A year ago today, we lost Cameron. It was quite possibly the worst day of my life, and the lives of many of the people I love. I got a phone call from my friend telling me he had died. Words can't describe the anquish and horror of that moment. He wasn't my child, my brother or my nephew, I hadn't grown up with him, but he was one of mine. As a youth minister, every kid in your group becomes a part of your heart, your family. Wading through this awful new experience of lossing one of our own, was gut wrenching, as we gathered our students to tell them. The days that followed were so busy with mourning and comforting, I felt like I was crying out to God every five minutes for strength and direction.

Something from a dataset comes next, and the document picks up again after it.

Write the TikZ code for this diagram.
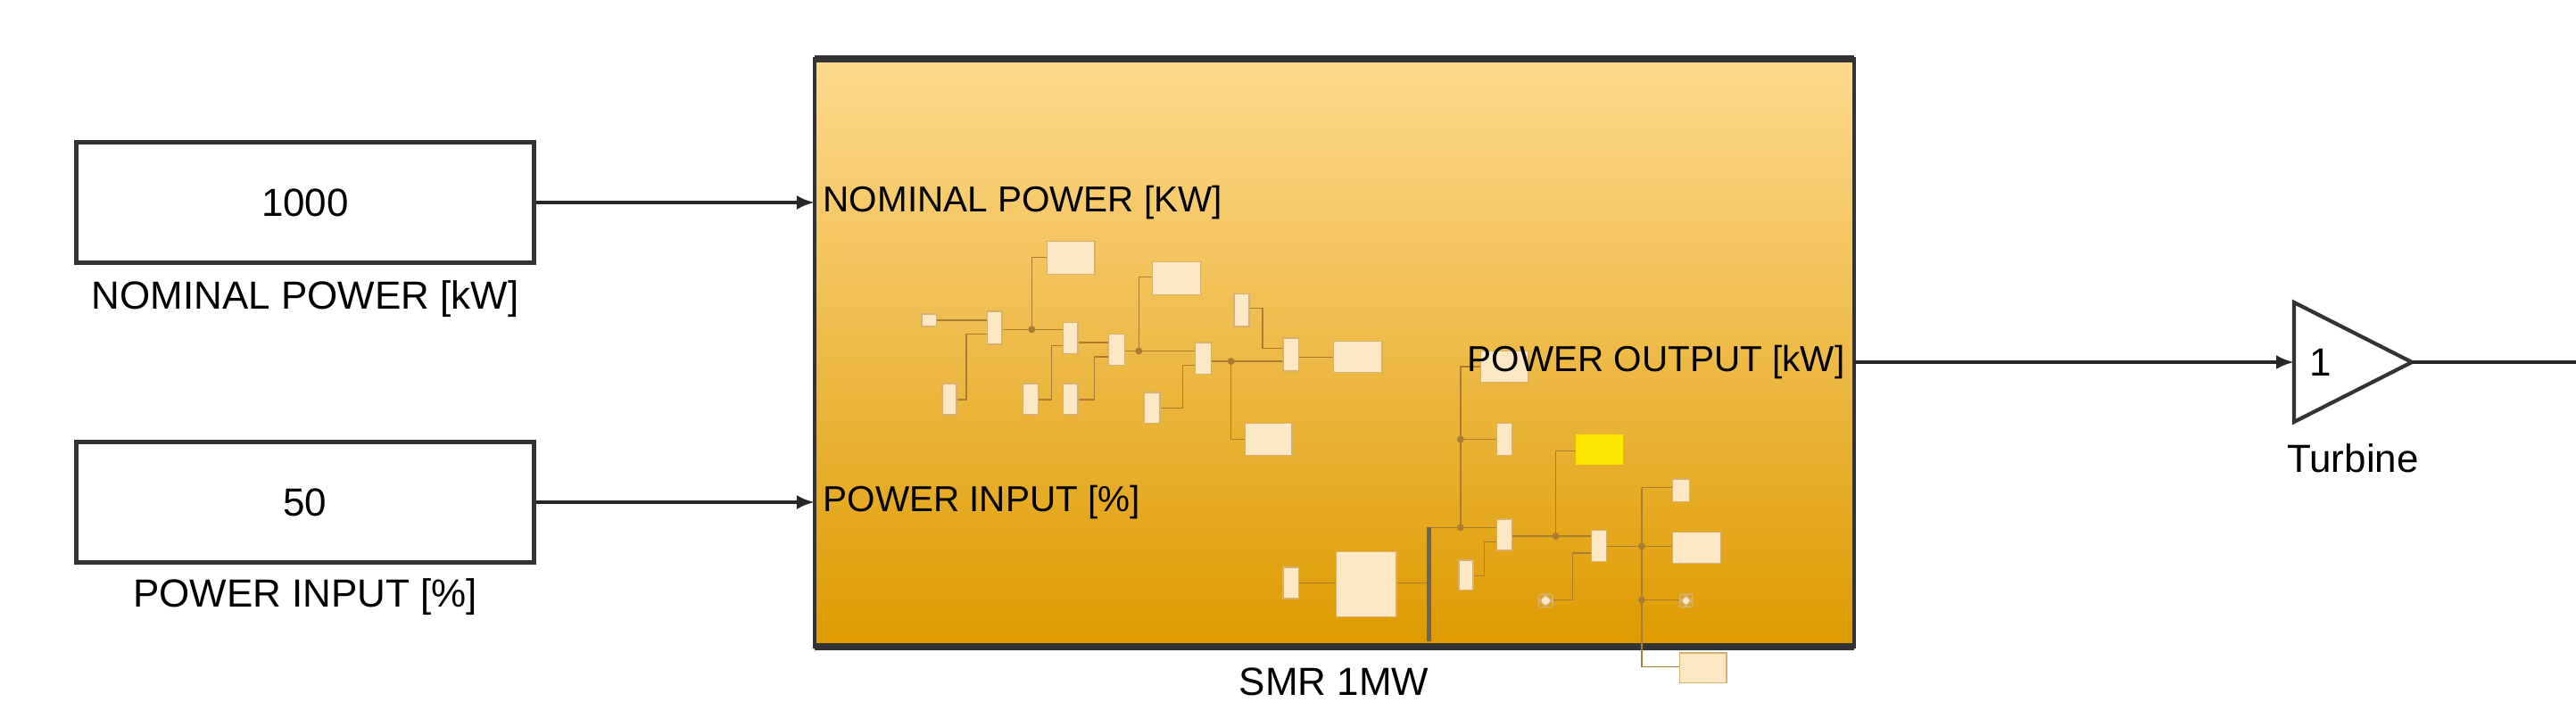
\documentclass[tikz,border=0pt]{standalone}
\usepackage{fontspec}
\setmainfont{Liberation Sans}
\usetikzlibrary{arrows.meta}
\definecolor{topc}{RGB}{254,218,142}
\definecolor{botc}{RGB}{222,155,0}
\definecolor{minif}{RGB}{252,232,196}
\definecolor{minid}{RGB}{215,175,110}
\definecolor{minil}{RGB}{170,125,50}
\tikzset{
  blk/.style={draw=black!80, line width=1.6pt, fill=white, minimum width=5.13cm, minimum height=1.35cm, font=\fontsize{12.5pt}{14pt}\selectfont},
  lbl/.style={font=\fontsize{12.5pt}{14pt}\selectfont},
  port/.style={font=\fontsize{11.5pt}{13pt}\selectfont, inner sep=0pt},
  sig/.style={line width=1.2pt, draw=black!85, -{Latex[length=0.2cm,width=0.16cm]}},
  mb/.style={draw=minid, fill=minif, line width=0.4pt},
  ml/.style={draw=minil, line width=0.4pt},
  dot/.style={fill=minil, circle, inner sep=0.8pt},
}
\begin{document}
\begin{tikzpicture}[x=0.01cm,y=-0.01cm]
\useasboundingbox (0,0) rectangle (2887,815);
% SMR block
\shade[top color=topc, bottom color=botc] (913,66) rectangle (2078,725);
\draw[black!80, line width=1pt] (913,66) rectangle (2078,725);
\draw[black!80, line width=2.2pt] (913,66) -- (2078,66);
\draw[black!80, line width=2.2pt] (913,725) -- (2078,725);
\node[lbl] (smrl) at (1495,764) {SMR 1MW};
\coordinate (smrW1) at (913,227);
\coordinate (smrW2) at (913,563);
\coordinate (smrE) at (2078,406);
% mini diagram
\begin{scope}[shift={(1000,250)}, x=0.006378cm, y=-0.006378cm]
 \draw[ml] (78,171)--(167,171);
 \draw[ml] (193,187)--(300,187); \draw[ml] (245,187)--(245,60)--(272,60);
 \draw[ml] (113,310)--(130,310)--(130,195)--(167,195);
 \draw[ml] (326,210)--(380,210);
 \draw[ml] (256,310)--(280,310)--(280,215)--(300,215);
 \draw[ml] (326,310)--(355,310)--(355,235)--(380,235);
 \draw[ml] (408,225)--(532,225); \draw[ml] (433,225)--(433,95)--(457,95);
 \draw[ml] (470,325)--(510,325)--(510,250)--(532,250);
 \draw[ml] (560,243)--(686,243); \draw[ml] (595,243)--(595,380)--(620,380);
 \draw[ml] (627,150)--(650,150)--(650,220)--(686,220);
 \draw[ml] (714,236)--(775,236);
 \draw[ml] (714,632)--(780,632); \draw[ml] (885,632)--(938,632);
 \draw[ml] (946,535)--(1062,535); \draw[ml] (998,535)--(998,252)--(1033,252);
 \draw[ml] (998,380)--(1062,380);
 \draw[ml] (1020,620)--(1040,620)--(1040,560)--(1062,560);
 \draw[ml] (1088,550)--(1228,550); \draw[ml] (1165,550)--(1165,400)--(1200,400);
 \draw[ml] (1160,662)--(1195,662)--(1195,580)--(1228,580);
 \draw[ml] (1254,568)--(1370,568); \draw[ml] (1316,465)--(1370,465);
 \draw[ml] (1316,465)--(1316,780)--(1383,780); \draw[ml] (1316,662)--(1383,662);
 \foreach \p in {(245,187),(433,225),(595,243),(998,535),(998,380),(1165,550),(1316,568),(1316,662)} \node[dot] at \p {};
 \foreach \a/\b in {52/160/78/182, 167/155/193/213, 272/32/356/90, 300/175/326/230, 380/195/408/250,
   457/68/541/126, 88/282/113/337, 230/282/256/337, 300/282/326/337, 442/298/470/352,
   532/210/560/266, 600/125/627/182, 686/202/714/260, 775/208/860/262, 620/352/702/408,
   1033/225/1117/280, 1062/352/1088/408, 1370/450/1400/490, 1062/520/1088/575,
   995/592/1020/645, 1228/540/1254/595, 1370/543/1455/598, 1383/755/1465/808,
   686/605/714/660, 780/577/885/692} {}
 \foreach \xa/\ya/\xb/\yb in {52/160/78/182, 167/155/193/213, 272/32/356/90, 300/175/326/230, 380/195/408/250,
   457/68/541/126, 88/282/113/337, 230/282/256/337, 300/282/326/337, 442/298/470/352,
   532/210/560/266, 600/125/627/182, 686/202/714/260, 775/208/860/262, 620/352/702/408,
   1033/225/1117/280, 1062/352/1088/408, 1370/450/1400/490, 1062/520/1088/575,
   995/592/1020/645, 1228/540/1254/595, 1370/543/1455/598, 1383/755/1465/808,
   686/605/714/660, 780/577/885/692}
   \draw[mb] (\xa,\ya) rectangle (\xb,\yb);
 \draw[mb, rounded corners=4pt] (1135,652) rectangle (1160,675);
 \draw[mb, rounded corners=4pt] (1383,652) rectangle (1405,675);
 \fill[black!60] (938,535) rectangle (946,735);
 \fill[yellow!90!orange] (1200,372) rectangle (1283,425);
\end{scope}
\node[port, anchor=west] (p1) at (922,227) {NOMINAL POWER [KW]};
\node[port, anchor=west] (p2) at (922,563) {POWER INPUT [\%]};
\node[port, anchor=east] (p3) at (2068,406) {POWER OUTPUT [kW]};
% constants
\node[blk] (c1) at (342,227) {1000};
\node[lbl] (c1l) at (342,335) {NOMINAL POWER [kW]};
\node[blk] (c2) at (342,563) {50};
\node[lbl] (c2l) at (342,669) {POWER INPUT [\%]};
% gain
\coordinate (gA) at (2571,339);
\coordinate (gB) at (2571,473);
\coordinate (gC) at (2703,406);
\draw[black!80, line width=1.2pt, fill=white] (gA) -- (gC) -- (gB) -- cycle;
\node[lbl, anchor=west] (gl) at (2576,406) {1};
\node[lbl] (tl) at (2637,514) {Turbine};
\coordinate (outE) at (2887,406);
% signals
\draw[sig] (c1.east) -- (smrW1);
\draw[sig] (c2.east) -- (smrW2);
\draw[sig] (smrE) -- (2571,406);
\draw[line width=1.2pt, black!85] (gC) -- (outE);
\end{tikzpicture}
\end{document}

This tattoo was to honor Cameron, and it was designed by two of my other students. I am priveledged to have this balloon, inspired by Cameron, planned and plotted by Graci and Shade, and drawn and given to me by our artist friend, Michael. It connects me to all of them, especially Cam, and I treasure it. Memorial tattoos have a beautiful way of allowing you to celebrate, mourn and reflect on someone everyday. The act of getting the tattoo itself causes you to pause and live in the moment, and gives a physical manifestation of the otherwise ambigous pain.
The image came as I tried to grapple with someone so young dying so suddenly. As ridiculous as it may seem, all I could think of was balloons. Kids want them so badly, but you know they are only going to last an hour, a day maybe two at the most, if they even make it home. Then there is sadness and anger when they float off or are popped. They are frustrating for me, but for my kids balloons are pure joy, while they last. I could refuse to let them have balloons and save us all the frustration, but I would rob them of that joy.
Cameron was our balloon. He brought a ton of joy and laughter to our group, to me. His smile and his giggle lit up everything we did together. He cared so deeply for his friends. He would bring them to youth group, and rat them out, when he felt they were in danger. He was awesome.
Just like a balloon though, he didn't last long. He left us way too soon. It was painful, it still is. But if not having this pain, meant never knowing Cameron, I would take the pain everyday. However briefly we had Cameron, he was precious.
So I have a balloon, to remind me of that precious boy, and to remind me to be grateful for the awesome moments. I am reminded to be grateful for the people in my life and the joy they bring me everyday, and for the joy from those I have lost. I see it everyday, and it brings me more happiness than pain.
God knew Cameron wouldn't last long, but he gave him to us anyway. God gives and he takes away (or allows it to be taken) and though I don't understand it or always like it, blessed be the name of the Lord.